Labour councillors have agreed to fund RCRE by a further £45,000 on 'a defined piece of work to be agreed with the Head of Policy, Performance and Community but failed to restore RCRE's  core funding grant as according to the Cabinet report on the issue the service outlined in the service level agreement  'was limited to race equality, where a wider equalities perspective is now envisaged'.

Labour councillors have agreed to set up a new equalities body which will...scrutinise the Council among other public bodies (despite being dependent on the Council for all it's funding).

8. Absent Friends

Finally, it's easy in the discussion of Labour's priorities to forget the two councillors that helped make all the above happen: the Greens.

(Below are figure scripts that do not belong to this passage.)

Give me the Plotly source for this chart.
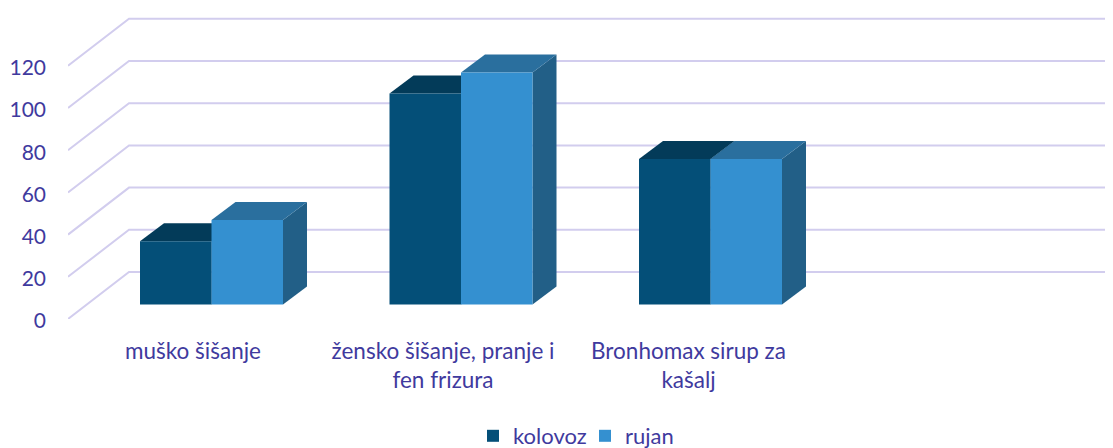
import plotly.graph_objects as go

categories = ["muško šišanje", "žensko šišanje, pranje i<br>fen frizura", "Bronhomax sirup za<br>kašalj"]
kolovoz = [30, 100, 69]
rujan = [40, 110, 69]
y_ticks = [0, 20, 40, 60, 80, 100, 120]
label_shift_px = [-18.5, -18, -22]

TEXT = "#3F3A9E"
GRID = "#D2CDEE"
FONT = "Lato, Carlito, sans-serif"

# the page has an 8 px body margin, so the figure is 1105 x 440
FIG_W, FIG_H = 1105, 440
LEFT = 60
ZERO_Y = 311

# pixel-to-axis proportions of the oblique projection
PX_X = 249.5
PX_Y = 2.11
X_MIN = (LEFT - 203.5) / PX_X
X_MAX = (FIG_W - 203.5) / PX_X
Y_MAX = ZERO_Y / PX_Y
DEPTH_X = 61 / PX_X
DEPTH_Y = 47 / PX_Y
BAR_W = 71.5 / PX_X
BASE = 14.5 / PX_Y
BAR_DX = 24 / PX_X
BAR_DY = 18 / PX_Y

series = [
    ("kolovoz", kolovoz, -1, "#044F78", "#033B59", "#033B59"),
    ("rujan", rujan, 0, "#3490D0", "#2A6F9E", "#225F87"),
]

fig = go.Figure()

for v in y_ticks:
    fig.add_trace(go.Scatter(
        x=[X_MIN, X_MIN + DEPTH_X, X_MAX], y=[v, v + DEPTH_Y, v + DEPTH_Y],
        mode="lines", line=dict(color=GRID, width=2),
        showlegend=False, hoverinfo="skip", zorder=0, cliponaxis=False))

z = 1
for name, vals, off, front, top, side in series:
    for c, v in enumerate(vals):
        x0 = c + off * BAR_W
        x1 = x0 + BAR_W
        h = BASE + v
        fig.add_trace(go.Scatter(
            x=[x1, x1 + BAR_DX, x1 + BAR_DX, x1, x1],
            y=[BASE, BASE + BAR_DY, h + BAR_DY, h, BASE],
            mode="lines", fill="toself", fillcolor=side, line=dict(width=0),
            showlegend=False, hoverinfo="skip", zorder=z))
        fig.add_trace(go.Scatter(
            x=[x0, x0 + BAR_DX, x1 + BAR_DX, x1, x0],
            y=[h, h + BAR_DY, h + BAR_DY, h, h],
            mode="lines", fill="toself", fillcolor=top, line=dict(width=0),
            showlegend=False, hoverinfo="skip", zorder=z))
    fig.add_trace(go.Bar(
        name=name, x=[c + off * BAR_W + BAR_W / 2 for c in range(len(vals))],
        y=vals, base=BASE, width=BAR_W, marker=dict(color=front, line=dict(width=0)),
        zorder=z + 1))
    z += 2

fig.update_layout(
    width=FIG_W, height=FIG_H, autosize=False,
    margin=dict(l=LEFT, r=0, t=0, b=FIG_H - ZERO_Y, pad=0),
    paper_bgcolor="white", plot_bgcolor="white",
    barmode="overlay",
    font=dict(family=FONT, color=TEXT, size=20),
    xaxis=dict(range=[X_MIN, X_MAX], tickmode="array",
               tickvals=[c + s / PX_X for c, s in enumerate(label_shift_px)],
               ticktext=categories, showgrid=False, zeroline=False, showline=False,
               ticks="", ticklabelstandoff=16, tickangle=0,
               tickfont=dict(size=22.5, color=TEXT)),
    yaxis=dict(range=[0, Y_MAX], tickmode="array", tickvals=y_ticks,
               showgrid=False, zeroline=False, showline=False,
               ticks="", ticklabelstandoff=21, ticklabelshift=2,
               tickfont=dict(size=21, color=TEXT)),
    legend=dict(orientation="h", xref="container", yref="container",
                x=465 / FIG_W, xanchor="left", y=12 / FIG_H, yanchor="middle",
                entrywidth=67, entrywidthmode="pixels",
                font=dict(size=22, color=TEXT), bgcolor="rgba(0,0,0,0)"),
)
fig.write_html("out.html")
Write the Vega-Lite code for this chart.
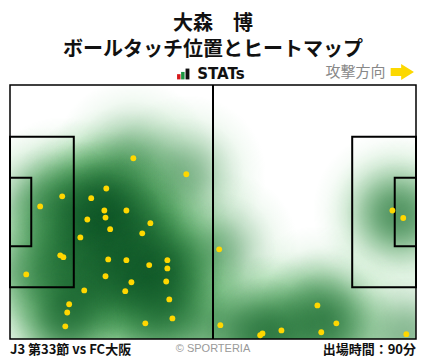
{
  "$schema": "https://vega.github.io/schema/vega-lite/v6.json",
  "width": 406,
  "height": 254,
  "autosize": "none",
  "padding": {"left": 10, "top": 85, "right": 12, "bottom": 20},
  "background": "white",
  "view": {"stroke": null},
  "title": {
    "text": ["大森　博", "ボールタッチ位置とヒートマップ"],
    "font": "Noto Sans CJK JP",
    "fontSize": 20,
    "fontWeight": "bold",
    "lineHeight": 26,
    "color": "#111111",
    "anchor": "middle",
    "offset": 4
  },
  "datasets": {
    "touches": [
      {"x": 31.9, "y": 19.6}, {"x": 45.6, "y": 23.9}, {"x": 24.9, "y": 27.7}, {"x": 13.5, "y": 29.8},
      {"x": 21.0, "y": 30.3}, {"x": 7.8, "y": 32.5}, {"x": 24.4, "y": 33.6}, {"x": 30.1, "y": 33.6},
      {"x": 24.7, "y": 35.5}, {"x": 20.0, "y": 36.0}, {"x": 36.3, "y": 37.0}, {"x": 25.9, "y": 38.6},
      {"x": 34.2, "y": 39.7}, {"x": 18.2, "y": 40.8}, {"x": 13.0, "y": 45.6}, {"x": 13.8, "y": 46.1},
      {"x": 25.4, "y": 46.7}, {"x": 30.1, "y": 46.9}, {"x": 36.0, "y": 48.2}, {"x": 40.7, "y": 46.9},
      {"x": 40.7, "y": 49.1}, {"x": 4.2, "y": 50.7}, {"x": 24.7, "y": 51.2}, {"x": 31.4, "y": 52.8},
      {"x": 40.4, "y": 52.6}, {"x": 19.2, "y": 55.0}, {"x": 29.8, "y": 55.2}, {"x": 41.2, "y": 57.4},
      {"x": 15.3, "y": 58.7}, {"x": 14.8, "y": 60.9}, {"x": 42.0, "y": 62.5}, {"x": 35.0, "y": 63.8},
      {"x": 14.3, "y": 64.6}, {"x": 98.9, "y": 33.6}, {"x": 101.7, "y": 35.6}, {"x": 54.1, "y": 44.0},
      {"x": 79.5, "y": 59.0}, {"x": 54.4, "y": 64.3}, {"x": 84.4, "y": 63.8}, {"x": 70.2, "y": 65.7},
      {"x": 80.5, "y": 66.2}, {"x": 65.3, "y": 66.5}, {"x": 64.7, "y": 67.0}, {"x": 102.5, "y": 66.7}
    ],
    "pitch": [
      {"part": "halfway", "x": 52.5, "x2": 52.5, "y": 0, "y2": 68},
      {"part": "left penalty", "x": 0, "x2": 16.5, "y": 13.84, "y2": 54.16},
      {"part": "left goal", "x": 0, "x2": 5.5, "y": 24.84, "y2": 43.16},
      {"part": "right penalty", "x": 88.5, "x2": 105, "y": 13.84, "y2": 54.16},
      {"part": "right goal", "x": 99.5, "x2": 105, "y": 24.84, "y2": 43.16}
    ],
    "outline": [
      {"part": "pitch", "x": 0, "x2": 105, "y": 0, "y2": 68}
    ]
  },
  "layer": [
    {
      "data": {"name": "touches"},
      "mark": {
        "type": "circle",
        "clip": true,
        "size": 25447,
        "opacity": 1,
        "fill": {
          "gradient": "radial",
          "stops": [
            {"offset": 0, "color": "rgba(90,188,100,0.42)"},
            {"offset": 0.2, "color": "rgba(90,188,100,0.37)"},
            {"offset": 0.4, "color": "rgba(90,188,100,0.255)"},
            {"offset": 0.6, "color": "rgba(90,188,100,0.135)"},
            {"offset": 0.8, "color": "rgba(90,188,100,0.055)"},
            {"offset": 1, "color": "rgba(90,188,100,0)"}
          ]
        }
      },
      "encoding": {
        "x": {"field": "x", "type": "quantitative", "scale": {"domain": [0, 105], "nice": false, "zero": false}, "axis": null},
        "y": {"field": "y", "type": "quantitative", "scale": {"domain": [0, 68], "nice": false, "zero": false, "reverse": true}, "axis": null}
      }
    },
    {
      "data": {"name": "touches"},
      "mark": {
        "type": "circle",
        "clip": true,
        "size": 13273,
        "opacity": 1,
        "fill": {
          "gradient": "radial",
          "stops": [
            {"offset": 0, "color": "rgba(0,68,27,0.26)"},
            {"offset": 0.2, "color": "rgba(0,68,27,0.229)"},
            {"offset": 0.4, "color": "rgba(0,68,27,0.159)"},
            {"offset": 0.6, "color": "rgba(0,68,27,0.083)"},
            {"offset": 0.8, "color": "rgba(0,68,27,0.035)"},
            {"offset": 1, "color": "rgba(0,68,27,0)"}
          ]
        }
      },
      "encoding": {
        "x": {"field": "x", "type": "quantitative"},
        "y": {"field": "y", "type": "quantitative"}
      }
    },
    {
      "data": {"name": "outline"},
      "mark": {"type": "rect", "filled": false, "stroke": "black", "strokeWidth": 1.5},
      "encoding": {
        "x": {"field": "x", "type": "quantitative"},
        "x2": {"field": "x2"},
        "y": {"field": "y", "type": "quantitative"},
        "y2": {"field": "y2"}
      }
    },
    {
      "data": {"name": "pitch"},
      "mark": {"type": "rect", "filled": false, "stroke": "black", "strokeWidth": 2},
      "encoding": {
        "x": {"field": "x", "type": "quantitative"},
        "x2": {"field": "x2"},
        "y": {"field": "y", "type": "quantitative"},
        "y2": {"field": "y2"}
      }
    },
    {
      "data": {"name": "touches"},
      "mark": {"type": "circle", "size": 34, "opacity": 1, "color": "#ffd700"},
      "encoding": {
        "x": {"field": "x", "type": "quantitative"},
        "y": {"field": "y", "type": "quantitative"}
      }
    },
    {
      "data": {"values": [{}]},
      "mark": {"type": "rect", "color": "#d7191c"},
      "encoding": {
        "x": {"datum": 43.2, "type": "quantitative"}, "x2": {"datum": 44.1},
        "y": {"datum": -2.9, "type": "quantitative"}, "y2": {"datum": -1.5}
      }
    },
    {
      "data": {"values": [{}]},
      "mark": {"type": "rect", "color": "#1a9641"},
      "encoding": {
        "x": {"datum": 44.25, "type": "quantitative"}, "x2": {"datum": 45.15},
        "y": {"datum": -3.5, "type": "quantitative"}, "y2": {"datum": -1.5}
      }
    },
    {
      "data": {"values": [{}]},
      "mark": {"type": "rect", "color": "#111111"},
      "encoding": {
        "x": {"datum": 45.4, "type": "quantitative"}, "x2": {"datum": 46.4},
        "y": {"datum": -4.4, "type": "quantitative"}, "y2": {"datum": -1.5}
      }
    },
    {
      "data": {"values": [{}]},
      "mark": {"type": "text", "text": "STATs", "font": "DejaVu Sans", "fontWeight": "bold", "fontSize": 15, "align": "left", "baseline": "alphabetic", "color": "#111111"},
      "encoding": {
        "x": {"datum": 48.4, "type": "quantitative"},
        "y": {"datum": -1.55, "type": "quantitative"}
      }
    },
    {
      "data": {"values": [{}]},
      "mark": {"type": "text", "text": "攻撃方向", "font": "Noto Sans CJK JP", "fontSize": 15, "align": "center", "baseline": "middle", "color": "#888888"},
      "encoding": {
        "x": {"datum": 89.35, "type": "quantitative"},
        "y": {"datum": -3.6, "type": "quantitative"}
      }
    },
    {
      "data": {"values": [{}]},
      "mark": {"type": "point", "filled": true, "opacity": 1, "color": "#fcd800", "size": 543, "shape": "M -1 -0.34 L -0.1 -0.34 L -0.1 -0.69 L 1 0 L -0.1 0.69 L -0.1 0.34 L -1 0.34 Z"},
      "encoding": {
        "x": {"datum": 101.46, "type": "quantitative"},
        "y": {"datum": -3.48, "type": "quantitative"}
      }
    },
    {
      "data": {"values": [{}]},
      "mark": {"type": "text", "text": "J3 第33節 vs FC大阪", "font": "Noto Sans CJK JP", "fontWeight": "bold", "fontSize": 13, "align": "left", "baseline": "alphabetic", "color": "#111111"},
      "encoding": {
        "x": {"datum": 0, "type": "quantitative"},
        "y": {"datum": 71.9, "type": "quantitative"}
      }
    },
    {
      "data": {"values": [{}]},
      "mark": {"type": "text", "text": "© SPORTERIA", "font": "Liberation Sans", "fontSize": 11, "align": "center", "baseline": "alphabetic", "color": "#999999"},
      "encoding": {
        "x": {"datum": 52.5, "type": "quantitative"},
        "y": {"datum": 71.5, "type": "quantitative"}
      }
    },
    {
      "data": {"values": [{}]},
      "mark": {"type": "text", "text": "出場時間：90分", "font": "Noto Sans CJK JP", "fontWeight": "bold", "fontSize": 13, "align": "right", "baseline": "alphabetic", "color": "#111111"},
      "encoding": {
        "x": {"datum": 105, "type": "quantitative"},
        "y": {"datum": 71.9, "type": "quantitative"}
      }
    }
  ]
}
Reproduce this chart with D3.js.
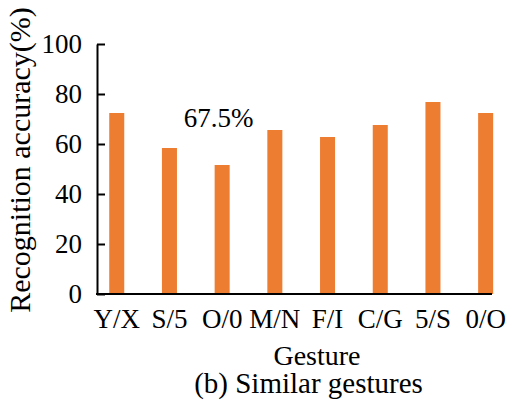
<!DOCTYPE html>
<html>
<head>
<meta charset="utf-8">
<script src="https://cdn.jsdelivr.net/npm/d3@7"></script>
</head>
<body style="margin:0;padding:0;background:#fff">
<svg id="chart" width="515" height="400"></svg>
<script>
// Recognition accuracy for pairs of similar gestures
const gestures = ["Y/X", "S/5", "O/0", "M/N", "F/I", "C/G", "5/S", "0/O"];
const accuracy = [72.4, 58.4, 51.6, 65.6, 62.8, 67.6, 76.8, 72.4];
const yTicks = [0, 20, 40, 60, 80, 100];
const noteText = "67.5%";
const xTitle = "Gesture";
const yTitle = "Recognition accuracy(%)";
const caption = "(b) Similar gestures";

const FONT = "'Liberation Serif', 'Times New Roman', serif";
const svg = d3.select("#chart");
const axisLeft = 97, axisRight = 492, plotTop = 44, plotBottom = 294;

const x = d3.scaleBand()
  .domain(gestures)
  .range([90.4, 512])
  .paddingInner(0.715)
  .paddingOuter(0.3575);

const y = d3.scaleLinear().domain([0, 100]).range([plotBottom, plotTop]);

// bars
svg.append("g").selectAll("rect")
  .data(gestures)
  .join("rect")
  .attr("x", d => x(d))
  .attr("width", x.bandwidth())
  .attr("y", (d, i) => y(accuracy[i]))
  .attr("height", (d, i) => y(0) - y(accuracy[i]))
  .attr("fill", "#ED7D31");

// y axis with inward ticks
const yAxis = svg.append("g")
  .attr("transform", `translate(${axisLeft},0)`)
  .call(d3.axisLeft(y).tickValues(yTicks).tickSizeInner(-8).tickSizeOuter(0).tickPadding(15));
yAxis.select(".domain").attr("stroke", "#000").attr("stroke-width", 2);
yAxis.selectAll(".tick line").attr("stroke", "#000").attr("stroke-width", 2);
yAxis.selectAll(".tick text")
  .attr("fill", "#000")
  .style("font-family", FONT)
  .style("font-size", "27px");

// x axis baseline
svg.append("line")
  .attr("x1", axisLeft - 1).attr("x2", axisRight)
  .attr("y1", y(0)).attr("y2", y(0))
  .attr("stroke", "#000").attr("stroke-width", 2);

// category labels
svg.append("g").selectAll("text")
  .data(gestures)
  .join("text")
  .attr("x", d => x(d) + x.bandwidth() / 2)
  .attr("y", 328)
  .attr("text-anchor", "middle")
  .style("font-family", FONT)
  .style("font-size", "27px")
  .text(d => d);

// annotation
svg.append("text")
  .attr("x", 218.5).attr("y", 126.5)
  .attr("text-anchor", "middle")
  .style("font-family", FONT)
  .style("font-size", "27px")
  .text(noteText);

// axis titles
svg.append("text")
  .attr("x", 317).attr("y", 365)
  .attr("text-anchor", "middle")
  .style("font-family", FONT)
  .style("font-size", "28px")
  .text(xTitle);

svg.append("text")
  .attr("transform", "translate(30,160) rotate(-90)")
  .attr("text-anchor", "middle")
  .style("font-family", FONT)
  .style("font-size", "30px")
  .text(yTitle);

svg.append("text")
  .attr("x", 308.5).attr("y", 393)
  .attr("text-anchor", "middle")
  .style("font-family", FONT)
  .style("font-size", "29px")
  .text(caption);
</script>
</body>
</html>
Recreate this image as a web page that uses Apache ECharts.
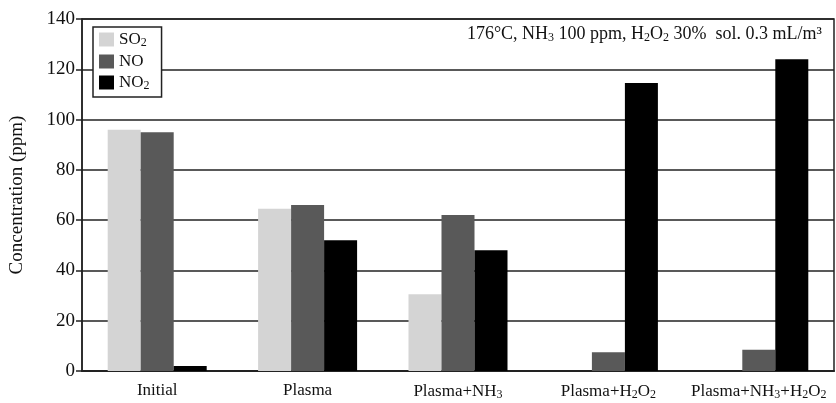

Their two councillors didn't turn up to Cabinet on Monday and once again where absent during discussions about the Council's Budget.

It's possible to draw several conclusions from this and I'm afraid none of them are positive.

At the moment, Reading's Labour councillors are tweaking this year's budget.

The budget we successfully set without closing a single library, sure start centre or leisure service.

For Labour this is the easy part.

But as we speak, officers are preparing options for next years budget.

As I explained last month this will involve needing to find at least £9 million pounds worth of savings or potentially more if they don't stick to our budget.

Behind the scenes Labour councillors are already preparing the ground to make massive cuts to key services in Reading.

The time to start worrying about the future of  those areas we have highlighted which are clearly not priorities to Reading Labour' Party's Town Hall bosses is now.